Without the pictures, set down the records below word for word.

── Rows

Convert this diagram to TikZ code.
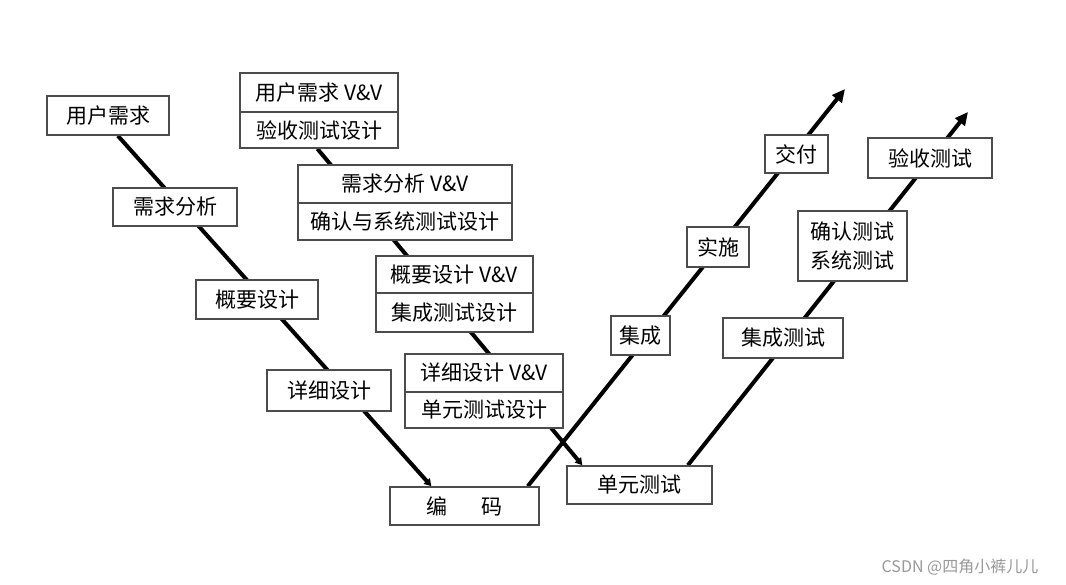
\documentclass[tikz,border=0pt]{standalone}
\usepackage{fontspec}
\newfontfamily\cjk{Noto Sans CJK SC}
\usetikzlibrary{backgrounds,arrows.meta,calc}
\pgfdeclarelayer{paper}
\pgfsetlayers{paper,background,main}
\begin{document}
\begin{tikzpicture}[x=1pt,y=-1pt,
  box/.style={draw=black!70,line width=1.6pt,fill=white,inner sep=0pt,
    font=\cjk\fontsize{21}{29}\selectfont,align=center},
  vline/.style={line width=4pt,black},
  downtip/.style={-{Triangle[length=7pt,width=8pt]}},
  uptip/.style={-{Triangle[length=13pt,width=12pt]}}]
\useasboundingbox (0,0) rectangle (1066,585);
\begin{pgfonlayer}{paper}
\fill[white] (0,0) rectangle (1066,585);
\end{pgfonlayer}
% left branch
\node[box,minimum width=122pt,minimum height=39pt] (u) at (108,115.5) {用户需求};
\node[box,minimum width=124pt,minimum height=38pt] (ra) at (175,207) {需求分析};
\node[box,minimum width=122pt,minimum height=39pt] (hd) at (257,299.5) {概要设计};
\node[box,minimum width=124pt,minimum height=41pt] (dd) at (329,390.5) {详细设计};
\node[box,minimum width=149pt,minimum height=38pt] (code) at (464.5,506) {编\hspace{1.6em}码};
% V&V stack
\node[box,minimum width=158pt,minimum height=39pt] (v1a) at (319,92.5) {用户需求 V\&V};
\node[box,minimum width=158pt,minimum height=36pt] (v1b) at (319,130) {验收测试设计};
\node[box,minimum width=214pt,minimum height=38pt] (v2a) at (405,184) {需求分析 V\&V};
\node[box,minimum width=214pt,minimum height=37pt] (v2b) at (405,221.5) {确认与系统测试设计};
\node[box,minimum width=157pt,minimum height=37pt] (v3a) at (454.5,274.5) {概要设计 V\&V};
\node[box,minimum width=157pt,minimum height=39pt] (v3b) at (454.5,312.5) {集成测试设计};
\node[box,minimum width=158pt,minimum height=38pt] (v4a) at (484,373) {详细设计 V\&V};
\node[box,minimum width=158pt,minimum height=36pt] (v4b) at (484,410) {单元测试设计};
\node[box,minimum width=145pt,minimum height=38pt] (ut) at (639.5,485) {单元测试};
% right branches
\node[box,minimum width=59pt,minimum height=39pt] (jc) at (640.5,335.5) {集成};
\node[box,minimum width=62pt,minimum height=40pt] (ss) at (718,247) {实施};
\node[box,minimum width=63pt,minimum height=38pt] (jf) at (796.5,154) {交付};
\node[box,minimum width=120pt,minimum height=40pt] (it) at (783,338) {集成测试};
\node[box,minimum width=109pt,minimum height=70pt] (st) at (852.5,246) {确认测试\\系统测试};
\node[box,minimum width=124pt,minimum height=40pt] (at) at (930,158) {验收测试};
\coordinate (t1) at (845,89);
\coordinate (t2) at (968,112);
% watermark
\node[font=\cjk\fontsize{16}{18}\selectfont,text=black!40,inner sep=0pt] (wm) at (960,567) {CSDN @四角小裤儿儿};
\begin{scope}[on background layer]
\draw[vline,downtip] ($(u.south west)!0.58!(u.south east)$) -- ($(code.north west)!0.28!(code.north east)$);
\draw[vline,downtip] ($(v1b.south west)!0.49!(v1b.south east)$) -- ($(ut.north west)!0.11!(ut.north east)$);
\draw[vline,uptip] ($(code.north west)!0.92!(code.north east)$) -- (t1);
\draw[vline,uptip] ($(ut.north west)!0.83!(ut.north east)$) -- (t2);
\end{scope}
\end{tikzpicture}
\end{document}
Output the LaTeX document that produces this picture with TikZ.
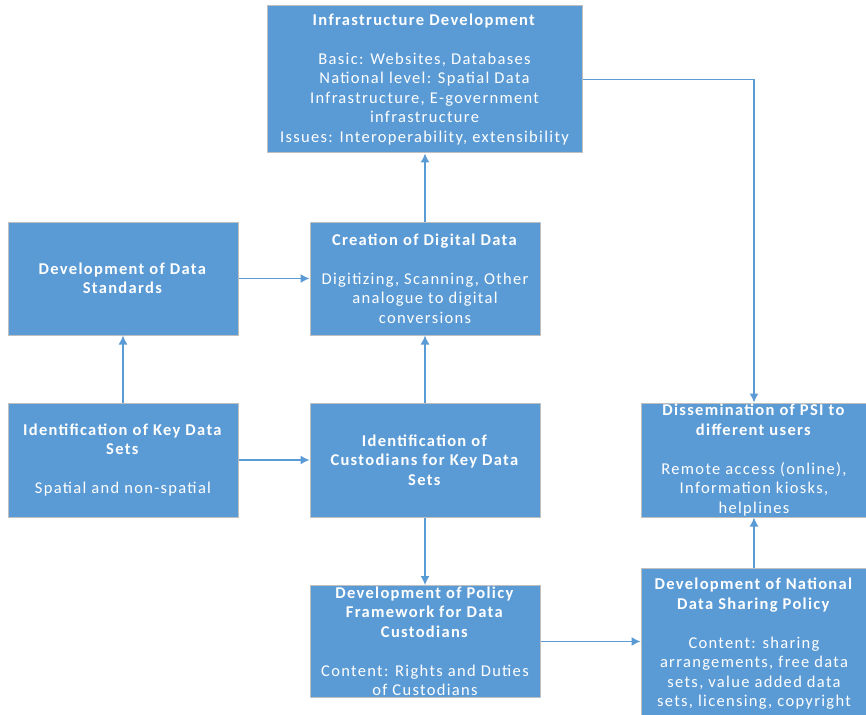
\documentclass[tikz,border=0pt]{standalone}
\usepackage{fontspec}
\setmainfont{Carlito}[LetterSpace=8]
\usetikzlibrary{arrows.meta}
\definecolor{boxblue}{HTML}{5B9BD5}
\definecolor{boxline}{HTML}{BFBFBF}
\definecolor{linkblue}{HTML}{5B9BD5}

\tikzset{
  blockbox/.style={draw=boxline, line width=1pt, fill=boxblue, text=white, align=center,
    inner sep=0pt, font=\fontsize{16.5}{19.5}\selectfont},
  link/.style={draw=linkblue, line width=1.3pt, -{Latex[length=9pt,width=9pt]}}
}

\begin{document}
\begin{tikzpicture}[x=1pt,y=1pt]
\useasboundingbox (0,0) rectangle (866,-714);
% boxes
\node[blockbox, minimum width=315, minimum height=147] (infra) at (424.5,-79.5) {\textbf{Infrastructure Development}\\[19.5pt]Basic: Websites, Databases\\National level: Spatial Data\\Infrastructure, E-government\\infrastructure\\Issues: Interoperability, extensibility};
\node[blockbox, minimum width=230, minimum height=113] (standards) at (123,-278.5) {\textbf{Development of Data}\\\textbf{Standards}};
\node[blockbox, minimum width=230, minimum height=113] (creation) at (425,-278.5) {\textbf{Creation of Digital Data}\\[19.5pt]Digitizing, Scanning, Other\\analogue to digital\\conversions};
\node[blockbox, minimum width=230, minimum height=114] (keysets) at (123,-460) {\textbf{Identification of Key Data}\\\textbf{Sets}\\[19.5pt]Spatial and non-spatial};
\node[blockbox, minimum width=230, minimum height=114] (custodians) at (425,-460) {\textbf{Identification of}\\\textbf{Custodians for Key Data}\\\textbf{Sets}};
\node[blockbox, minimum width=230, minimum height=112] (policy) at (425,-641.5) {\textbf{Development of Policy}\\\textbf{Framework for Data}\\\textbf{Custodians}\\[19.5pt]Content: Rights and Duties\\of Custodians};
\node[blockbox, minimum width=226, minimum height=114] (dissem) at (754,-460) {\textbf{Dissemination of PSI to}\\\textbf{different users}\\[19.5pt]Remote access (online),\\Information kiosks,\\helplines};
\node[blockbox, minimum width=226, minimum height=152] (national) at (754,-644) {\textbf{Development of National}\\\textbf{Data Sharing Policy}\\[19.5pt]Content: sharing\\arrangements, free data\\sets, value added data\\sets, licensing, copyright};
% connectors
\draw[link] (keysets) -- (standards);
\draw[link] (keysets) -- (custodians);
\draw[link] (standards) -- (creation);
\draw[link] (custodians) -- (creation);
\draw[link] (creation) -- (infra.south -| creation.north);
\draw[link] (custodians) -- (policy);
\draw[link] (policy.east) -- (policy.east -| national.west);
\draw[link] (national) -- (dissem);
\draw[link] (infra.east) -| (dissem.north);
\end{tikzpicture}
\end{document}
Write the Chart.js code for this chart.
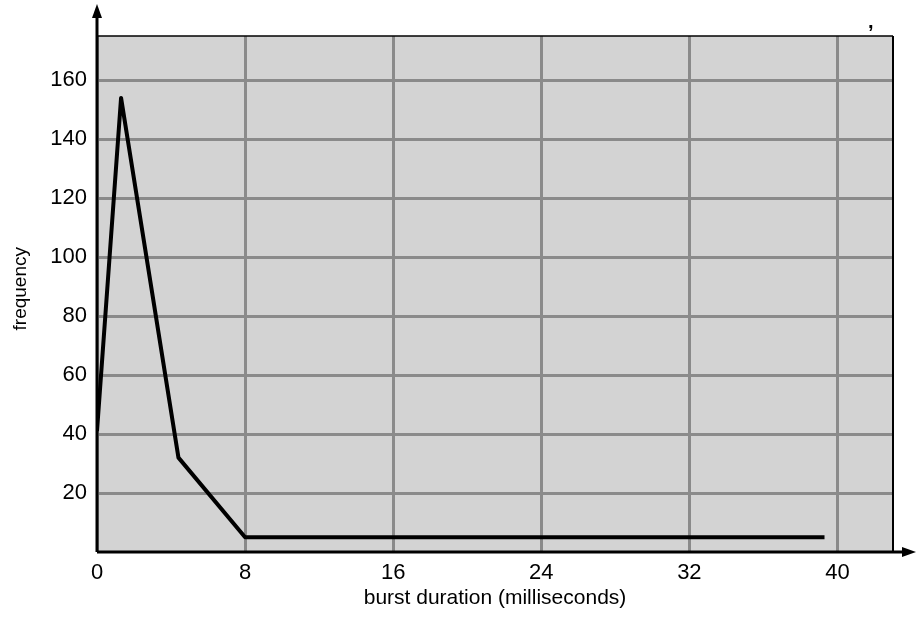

────

**Solution to this problem**
Convert this diagram to TikZ code.
\documentclass[tikz,border=0pt]{standalone}
\usepackage{fontspec}
\newfontfamily\cjk{Noto Sans CJK SC}
\usetikzlibrary{backgrounds,arrows.meta,calc}
\pgfdeclarelayer{paper}
\pgfsetlayers{paper,background,main}
\begin{document}
\begin{tikzpicture}[x=1pt,y=-1pt,
  box/.style={draw=black!70,line width=1.6pt,fill=white,inner sep=0pt,
    font=\cjk\fontsize{21}{29}\selectfont,align=center},
  vline/.style={line width=4pt,black},
  downtip/.style={-{Triangle[length=7pt,width=8pt]}},
  uptip/.style={-{Triangle[length=13pt,width=12pt]}}]
\useasboundingbox (0,0) rectangle (1066,585);
\begin{pgfonlayer}{paper}
\fill[white] (0,0) rectangle (1066,585);
\end{pgfonlayer}
% left branch
\node[box,minimum width=122pt,minimum height=39pt] (u) at (108,115.5) {用户需求};
\node[box,minimum width=124pt,minimum height=38pt] (ra) at (175,207) {需求分析};
\node[box,minimum width=122pt,minimum height=39pt] (hd) at (257,299.5) {概要设计};
\node[box,minimum width=124pt,minimum height=41pt] (dd) at (329,390.5) {详细设计};
\node[box,minimum width=149pt,minimum height=38pt] (code) at (464.5,506) {编\hspace{1.6em}码};
% V&V stack
\node[box,minimum width=158pt,minimum height=39pt] (v1a) at (319,92.5) {用户需求 V\&V};
\node[box,minimum width=158pt,minimum height=36pt] (v1b) at (319,130) {验收测试设计};
\node[box,minimum width=214pt,minimum height=38pt] (v2a) at (405,184) {需求分析 V\&V};
\node[box,minimum width=214pt,minimum height=37pt] (v2b) at (405,221.5) {确认与系统测试设计};
\node[box,minimum width=157pt,minimum height=37pt] (v3a) at (454.5,274.5) {概要设计 V\&V};
\node[box,minimum width=157pt,minimum height=39pt] (v3b) at (454.5,312.5) {集成测试设计};
\node[box,minimum width=158pt,minimum height=38pt] (v4a) at (484,373) {详细设计 V\&V};
\node[box,minimum width=158pt,minimum height=36pt] (v4b) at (484,410) {单元测试设计};
\node[box,minimum width=145pt,minimum height=38pt] (ut) at (639.5,485) {单元测试};
% right branches
\node[box,minimum width=59pt,minimum height=39pt] (jc) at (640.5,335.5) {集成};
\node[box,minimum width=62pt,minimum height=40pt] (ss) at (718,247) {实施};
\node[box,minimum width=63pt,minimum height=38pt] (jf) at (796.5,154) {交付};
\node[box,minimum width=120pt,minimum height=40pt] (it) at (783,338) {集成测试};
\node[box,minimum width=109pt,minimum height=70pt] (st) at (852.5,246) {确认测试\\系统测试};
\node[box,minimum width=124pt,minimum height=40pt] (at) at (930,158) {验收测试};
\coordinate (t1) at (845,89);
\coordinate (t2) at (968,112);
% watermark
\node[font=\cjk\fontsize{16}{18}\selectfont,text=black!40,inner sep=0pt] (wm) at (960,567) {CSDN @四角小裤儿儿};
\begin{scope}[on background layer]
\draw[vline,downtip] ($(u.south west)!0.58!(u.south east)$) -- ($(code.north west)!0.28!(code.north east)$);
\draw[vline,downtip] ($(v1b.south west)!0.49!(v1b.south east)$) -- ($(ut.north west)!0.11!(ut.north east)$);
\draw[vline,uptip] ($(code.north west)!0.92!(code.north east)$) -- (t1);
\draw[vline,uptip] ($(ut.north west)!0.83!(ut.north east)$) -- (t2);
\end{scope}
\end{tikzpicture}
\end{document}
Output the LaTeX document that produces this picture with TikZ.
\documentclass[tikz,border=0pt]{standalone}
\usepackage{fontspec}
\setmainfont{Carlito}[LetterSpace=8]
\usetikzlibrary{arrows.meta}
\definecolor{boxblue}{HTML}{5B9BD5}
\definecolor{boxline}{HTML}{BFBFBF}
\definecolor{linkblue}{HTML}{5B9BD5}

\tikzset{
  blockbox/.style={draw=boxline, line width=1pt, fill=boxblue, text=white, align=center,
    inner sep=0pt, font=\fontsize{16.5}{19.5}\selectfont},
  link/.style={draw=linkblue, line width=1.3pt, -{Latex[length=9pt,width=9pt]}}
}

\begin{document}
\begin{tikzpicture}[x=1pt,y=1pt]
\useasboundingbox (0,0) rectangle (866,-714);
% boxes
\node[blockbox, minimum width=315, minimum height=147] (infra) at (424.5,-79.5) {\textbf{Infrastructure Development}\\[19.5pt]Basic: Websites, Databases\\National level: Spatial Data\\Infrastructure, E-government\\infrastructure\\Issues: Interoperability, extensibility};
\node[blockbox, minimum width=230, minimum height=113] (standards) at (123,-278.5) {\textbf{Development of Data}\\\textbf{Standards}};
\node[blockbox, minimum width=230, minimum height=113] (creation) at (425,-278.5) {\textbf{Creation of Digital Data}\\[19.5pt]Digitizing, Scanning, Other\\analogue to digital\\conversions};
\node[blockbox, minimum width=230, minimum height=114] (keysets) at (123,-460) {\textbf{Identification of Key Data}\\\textbf{Sets}\\[19.5pt]Spatial and non-spatial};
\node[blockbox, minimum width=230, minimum height=114] (custodians) at (425,-460) {\textbf{Identification of}\\\textbf{Custodians for Key Data}\\\textbf{Sets}};
\node[blockbox, minimum width=230, minimum height=112] (policy) at (425,-641.5) {\textbf{Development of Policy}\\\textbf{Framework for Data}\\\textbf{Custodians}\\[19.5pt]Content: Rights and Duties\\of Custodians};
\node[blockbox, minimum width=226, minimum height=114] (dissem) at (754,-460) {\textbf{Dissemination of PSI to}\\\textbf{different users}\\[19.5pt]Remote access (online),\\Information kiosks,\\helplines};
\node[blockbox, minimum width=226, minimum height=152] (national) at (754,-644) {\textbf{Development of National}\\\textbf{Data Sharing Policy}\\[19.5pt]Content: sharing\\arrangements, free data\\sets, value added data\\sets, licensing, copyright};
% connectors
\draw[link] (keysets) -- (standards);
\draw[link] (keysets) -- (custodians);
\draw[link] (standards) -- (creation);
\draw[link] (custodians) -- (creation);
\draw[link] (creation) -- (infra.south -| creation.north);
\draw[link] (custodians) -- (policy);
\draw[link] (policy.east) -- (policy.east -| national.west);
\draw[link] (national) -- (dissem);
\draw[link] (infra.east) -| (dissem.north);
\end{tikzpicture}
\end{document}
Write the Chart.js code for this chart.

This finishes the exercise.